_DATASET SECTION_

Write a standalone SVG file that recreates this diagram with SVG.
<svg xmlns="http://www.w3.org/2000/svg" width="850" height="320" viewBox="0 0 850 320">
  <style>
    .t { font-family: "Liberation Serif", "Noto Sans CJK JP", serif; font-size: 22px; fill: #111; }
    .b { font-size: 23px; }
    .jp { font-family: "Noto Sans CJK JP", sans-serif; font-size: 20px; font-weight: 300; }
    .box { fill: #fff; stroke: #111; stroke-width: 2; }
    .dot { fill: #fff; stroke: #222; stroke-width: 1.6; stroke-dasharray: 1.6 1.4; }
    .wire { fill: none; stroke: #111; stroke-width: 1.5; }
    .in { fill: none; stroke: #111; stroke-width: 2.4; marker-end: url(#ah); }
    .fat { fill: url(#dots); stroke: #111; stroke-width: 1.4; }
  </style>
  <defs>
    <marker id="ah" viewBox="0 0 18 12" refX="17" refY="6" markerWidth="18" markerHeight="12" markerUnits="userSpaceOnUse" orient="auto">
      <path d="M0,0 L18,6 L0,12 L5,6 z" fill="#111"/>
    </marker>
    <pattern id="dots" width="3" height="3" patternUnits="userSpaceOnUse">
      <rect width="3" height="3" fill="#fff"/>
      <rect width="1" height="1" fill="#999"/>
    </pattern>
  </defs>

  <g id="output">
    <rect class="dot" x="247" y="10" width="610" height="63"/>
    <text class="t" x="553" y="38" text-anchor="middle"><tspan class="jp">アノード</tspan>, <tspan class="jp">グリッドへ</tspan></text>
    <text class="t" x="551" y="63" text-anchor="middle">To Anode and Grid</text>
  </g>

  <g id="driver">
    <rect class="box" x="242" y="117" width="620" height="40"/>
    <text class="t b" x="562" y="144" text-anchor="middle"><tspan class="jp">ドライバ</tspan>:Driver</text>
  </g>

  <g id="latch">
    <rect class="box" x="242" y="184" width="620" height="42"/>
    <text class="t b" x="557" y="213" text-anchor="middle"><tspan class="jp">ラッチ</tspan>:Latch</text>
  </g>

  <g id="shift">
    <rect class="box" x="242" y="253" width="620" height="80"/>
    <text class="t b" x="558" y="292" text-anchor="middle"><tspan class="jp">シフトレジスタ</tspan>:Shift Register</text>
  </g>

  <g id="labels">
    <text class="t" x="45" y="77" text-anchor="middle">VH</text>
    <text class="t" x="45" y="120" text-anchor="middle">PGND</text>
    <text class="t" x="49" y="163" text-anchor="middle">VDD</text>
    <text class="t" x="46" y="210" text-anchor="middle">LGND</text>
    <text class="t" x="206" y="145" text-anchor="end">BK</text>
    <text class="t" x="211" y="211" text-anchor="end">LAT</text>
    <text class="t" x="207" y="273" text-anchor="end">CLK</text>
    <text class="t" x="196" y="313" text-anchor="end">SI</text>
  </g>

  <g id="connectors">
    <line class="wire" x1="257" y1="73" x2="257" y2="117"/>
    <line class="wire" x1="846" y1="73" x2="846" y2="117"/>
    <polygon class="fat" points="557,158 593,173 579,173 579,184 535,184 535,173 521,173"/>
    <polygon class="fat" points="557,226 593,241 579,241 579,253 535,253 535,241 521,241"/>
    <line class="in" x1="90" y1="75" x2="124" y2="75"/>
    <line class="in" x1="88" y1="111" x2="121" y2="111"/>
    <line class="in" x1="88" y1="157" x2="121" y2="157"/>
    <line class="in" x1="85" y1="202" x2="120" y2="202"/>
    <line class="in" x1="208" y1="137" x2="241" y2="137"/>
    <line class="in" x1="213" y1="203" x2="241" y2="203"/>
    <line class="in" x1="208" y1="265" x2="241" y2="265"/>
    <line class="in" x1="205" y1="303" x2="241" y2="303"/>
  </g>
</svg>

_WHAT YOU HAVE TO DO_
Set down the material above again, word for word.

_EXERCISE RESPONSE_
Write a standalone SVG file that recreates this diagram with SVG.
<svg xmlns="http://www.w3.org/2000/svg" width="850" height="320" viewBox="0 0 850 320">
  <style>
    .t { font-family: "Liberation Serif", "Noto Sans CJK JP", serif; font-size: 22px; fill: #111; }
    .b { font-size: 23px; }
    .jp { font-family: "Noto Sans CJK JP", sans-serif; font-size: 20px; font-weight: 300; }
    .box { fill: #fff; stroke: #111; stroke-width: 2; }
    .dot { fill: #fff; stroke: #222; stroke-width: 1.6; stroke-dasharray: 1.6 1.4; }
    .wire { fill: none; stroke: #111; stroke-width: 1.5; }
    .in { fill: none; stroke: #111; stroke-width: 2.4; marker-end: url(#ah); }
    .fat { fill: url(#dots); stroke: #111; stroke-width: 1.4; }
  </style>
  <defs>
    <marker id="ah" viewBox="0 0 18 12" refX="17" refY="6" markerWidth="18" markerHeight="12" markerUnits="userSpaceOnUse" orient="auto">
      <path d="M0,0 L18,6 L0,12 L5,6 z" fill="#111"/>
    </marker>
    <pattern id="dots" width="3" height="3" patternUnits="userSpaceOnUse">
      <rect width="3" height="3" fill="#fff"/>
      <rect width="1" height="1" fill="#999"/>
    </pattern>
  </defs>

  <g id="output">
    <rect class="dot" x="247" y="10" width="610" height="63"/>
    <text class="t" x="553" y="38" text-anchor="middle"><tspan class="jp">アノード</tspan>, <tspan class="jp">グリッドへ</tspan></text>
    <text class="t" x="551" y="63" text-anchor="middle">To Anode and Grid</text>
  </g>

  <g id="driver">
    <rect class="box" x="242" y="117" width="620" height="40"/>
    <text class="t b" x="562" y="144" text-anchor="middle"><tspan class="jp">ドライバ</tspan>:Driver</text>
  </g>

  <g id="latch">
    <rect class="box" x="242" y="184" width="620" height="42"/>
    <text class="t b" x="557" y="213" text-anchor="middle"><tspan class="jp">ラッチ</tspan>:Latch</text>
  </g>

  <g id="shift">
    <rect class="box" x="242" y="253" width="620" height="80"/>
    <text class="t b" x="558" y="292" text-anchor="middle"><tspan class="jp">シフトレジスタ</tspan>:Shift Register</text>
  </g>

  <g id="labels">
    <text class="t" x="45" y="77" text-anchor="middle">VH</text>
    <text class="t" x="45" y="120" text-anchor="middle">PGND</text>
    <text class="t" x="49" y="163" text-anchor="middle">VDD</text>
    <text class="t" x="46" y="210" text-anchor="middle">LGND</text>
    <text class="t" x="206" y="145" text-anchor="end">BK</text>
    <text class="t" x="211" y="211" text-anchor="end">LAT</text>
    <text class="t" x="207" y="273" text-anchor="end">CLK</text>
    <text class="t" x="196" y="313" text-anchor="end">SI</text>
  </g>

  <g id="connectors">
    <line class="wire" x1="257" y1="73" x2="257" y2="117"/>
    <line class="wire" x1="846" y1="73" x2="846" y2="117"/>
    <polygon class="fat" points="557,158 593,173 579,173 579,184 535,184 535,173 521,173"/>
    <polygon class="fat" points="557,226 593,241 579,241 579,253 535,253 535,241 521,241"/>
    <line class="in" x1="90" y1="75" x2="124" y2="75"/>
    <line class="in" x1="88" y1="111" x2="121" y2="111"/>
    <line class="in" x1="88" y1="157" x2="121" y2="157"/>
    <line class="in" x1="85" y1="202" x2="120" y2="202"/>
    <line class="in" x1="208" y1="137" x2="241" y2="137"/>
    <line class="in" x1="213" y1="203" x2="241" y2="203"/>
    <line class="in" x1="208" y1="265" x2="241" y2="265"/>
    <line class="in" x1="205" y1="303" x2="241" y2="303"/>
  </g>
</svg>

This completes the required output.